Novel Upcycling of Mixed Spent Cathodes Toward High Energy Density LiMnxFe1−XPO4 Cathode Material

Abstract Sustainable recycling of lithium‐ion batteries (LIBs) is essential for resource conservation and supporting the development of renewable energy. However, the conventional recycling approaches face significant challenges due to the mismatch between the limited energy density of regenerated batteries and the increasing demand for high‐performance LIBs, necessitating a shift toward upcycling strategies. Herein, an innovative upcycling strategy is demonstrated that transforms mixed spent LiFePO 4 (LFP) and LiMn 2 O 4 cathodes into high‐performance cathode materials. Through advanced methodologies for reaction pathway control and rational design of metal coordination complexes, spent lithium‐ion batteries are recovered and converted into a solid solution characterized by homogeneously distributed manganese and iron elements.
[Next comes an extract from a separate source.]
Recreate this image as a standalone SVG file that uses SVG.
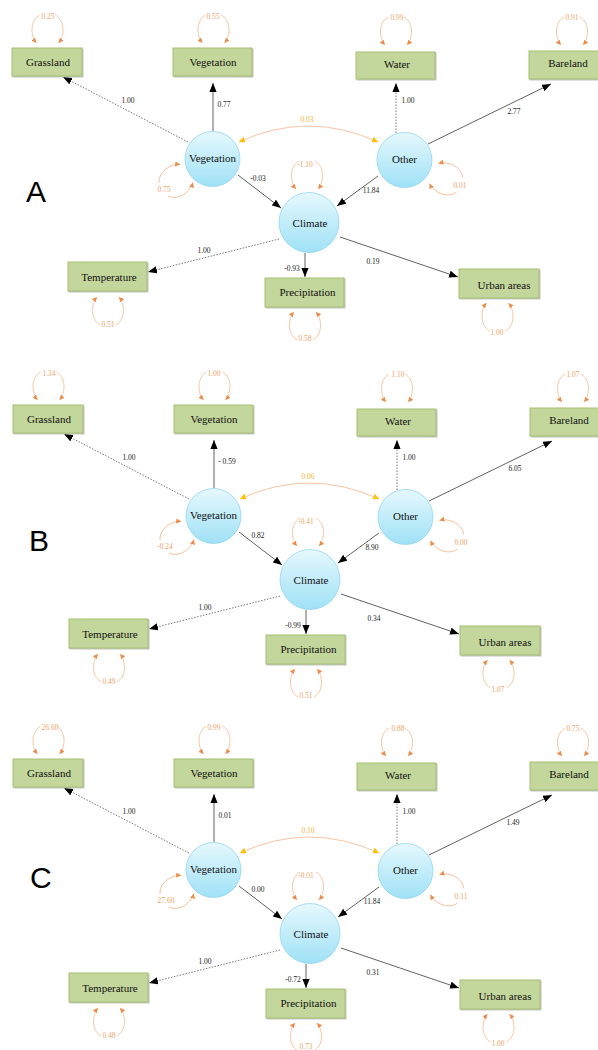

The regenerated LiMn 0.6 Fe 0.4 PO 4 cathode material, fabricated using this solid solution as a precursor, delivers a remarkable discharge capacity of 160.7 mA g −1 at 0.2C and retains an impressive 93.1% capacity retention after 500 cycles at 1C. The LiMn 0.6 Fe 0.4 PO 4 (3.85 V vs Li + /Li and 558.9 Wh kg −1 ) achieves a significant voltage increase of 0.49 V and a 19.7% enhancement in energy density compared to commercial LFP (3.36 V vs Li + /Li and 466.8 Wh kg −1 ). This strategy offers a sustainable pathway for both the recycling of mixed spent lithium‐ion batteries and the production of high energy density cathode materials.